The great religions are inspired by belief in an incorruptible deity–or multiple deities. Their priests bring solemnity to rites of passage through the cycle of life and death. They sacralize basic tenets of civil and moral law, comfort the afflicted, and take care of the desperately poor. Followers strive to be righteous in the sight of man and God. The churches are centers of community life [and] ultimate refuges against the inequities and tragedies of secular life. They and their ministers make more bearable tyranny, war, starvation, and the worst of natural catastrophes.
The great religions are also, and tragically, sources of ceaseless and unnecessary suffering. They are impediments to the grasp of reality needed to solve most social problems in the real world. Their exquisitely human flaw is tribalism. It is tribalism, not the moral tenets and humanitarian thought of pure religion, that makes good people do bad things.
Unfortunately, a religious group defines itself foremost by its creation myths, the supernatural narrative that explains how humans came into existence. This story is also the heart of tribalism.
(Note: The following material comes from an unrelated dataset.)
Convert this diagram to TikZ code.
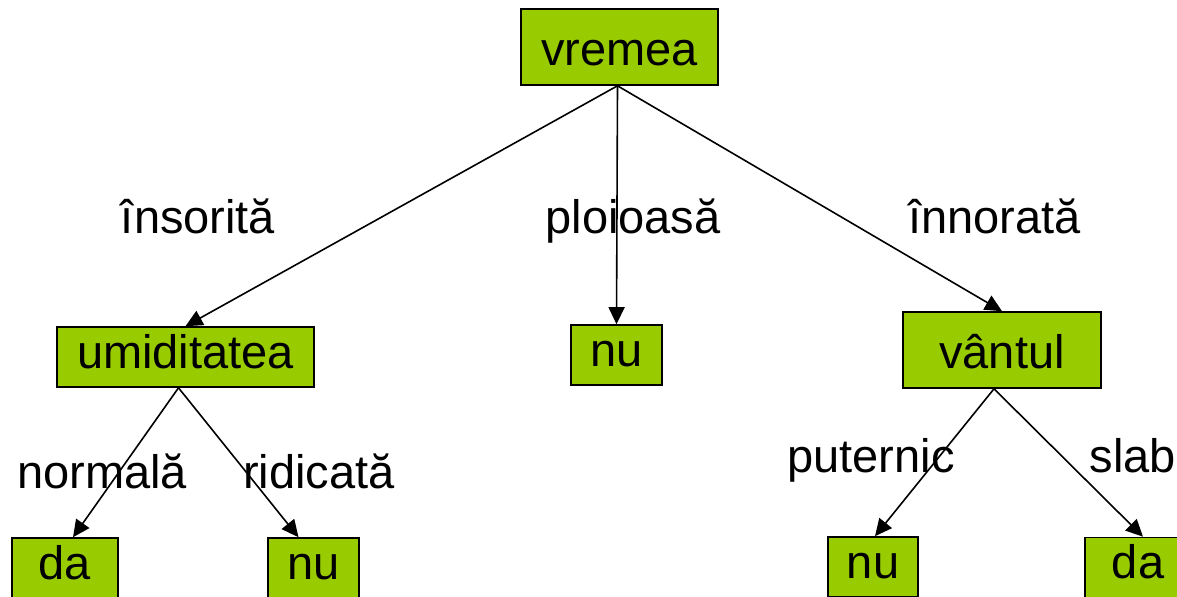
\documentclass[tikz,border=0pt]{standalone}
\usepackage{fontspec}
\setmainfont{Liberation Sans}
\usetikzlibrary{arrows.meta}
\definecolor{leafgreen}{HTML}{99CC00}
\tikzset{
    box/.style={draw=black, line width=0.8pt, fill=leafgreen, inner sep=0pt,
        minimum height=30pt, text height=17pt, text depth=6pt},
    bigbox/.style={box, minimum height=38pt, text height=18pt, text depth=0pt},
    branch/.style={line width=0.8pt, -{Triangle[length=8.5pt,width=8pt]}},
    lbl/.style={anchor=base, inner sep=0pt}
}
\begin{document}
\begin{tikzpicture}[x=0.5pt, y=-0.5pt, every node/.style={font=\fontsize{23.5}{28}\selectfont}]
        \useasboundingbox (0,0) rectangle (1177,596);
        \clip (0,0) rectangle (1177,596);
        \node[bigbox, minimum width=98.5pt] (vremea) at (619.5,47) {vremea};
        \node[box, minimum width=128.5pt] (umid) at (185.5,357) {umiditatea};
        \node[box, minimum width=45.5pt] (ploinu) at (616.5,355) {nu};
        \node[bigbox, minimum width=99pt] (vant) at (1002,350) {vântul};
        \node[box, minimum width=53pt] (umidda) at (65,568) {da};
        \node[box, minimum width=45.5pt] (umidnu) at (313.5,568) {nu};
        \node[box, minimum width=45pt] (vantnu) at (873,567) {nu};
        \node[box, minimum width=53pt] (vantda) at (1138,567.5) {da};
        \draw[branch] ([xshift=-1pt]vremea.south) -- (umid.north);
        \draw[branch] ([xshift=-1pt]vremea.south) -- (ploinu.north);
        \draw[branch] ([xshift=-1pt]vremea.south) -- (vant.north);
        \draw[branch] ([xshift=-3.5pt]umid.south) -- ([xshift=4pt]umidda.north);
        \draw[branch] ([xshift=-3.5pt]umid.south) -- ([xshift=-7.5pt]umidnu.north);
        \draw[branch] ([xshift=-4pt]vant.south) -- ([xshift=1pt]vantnu.north);
        \draw[branch] ([xshift=-4pt]vant.south) -- ([xshift=2.5pt]vantda.north);
        \node[lbl] (insorita) at (198,233) {însorită};
        \node[lbl] (ploioasa) at (633,233) {ploioasă};
        \node[lbl] (innorata) at (994.5,233) {înnorată};
        \node[lbl] (normala) at (102,488) {normală};
        \node[lbl] (ridicata) at (319,488) {ridicată};
        \node[lbl] (puternic) at (871,472) {puternic};
        \node[lbl] (slab) at (1133,472) {slab};
    \end{tikzpicture}
\end{document}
No matter how subtly explained, the core belief assures its members that God favors them above all others. It teaches that members of other religions worship the wrong gods, use wrong rituals, follow false prophets….

Food for thought — but thought that leaves questions to chew on: if “love makes fools of us all” (to quote Thackeray), does it follow that tribalism makes blind fools of us all? Are we unwitting tribalists to the siren song of political/religious saviors, some of us to the extent of becoming tribal or religious fanatics? Are tribal/religious fanatics born or made (nature vs. nurture)? And, given that all religions are invented by man, does that entitle Wilson to tar them all with the same brush?

For example, Wilson regards it as a mistake to fold believers of particular religious and dogmatic ideologies into two piles (moderate versus extremist), because “The true cause of hatred and violence is faith versus faith, an outward expression of the ancient instinct of tribalism.”  While that may be true, I question the notion that all religions/tribes wash out equally. For example, in pre-colonial times in North America, there were both peaceful and warlike Native American tribes. And so it is elsewhere. Aren’t secular humanists equally guilty of bad faith who don’t recognize/won’t separate the wheat from the chaff/laissez-faire from doctrinaire? Who and what have incited and fed religious wars and persecutions throughout history? It’s not the likes of the Quakers, nor is it directives from the heavens.

The fault, dear Brutus, is not in our stars, but in ourselves.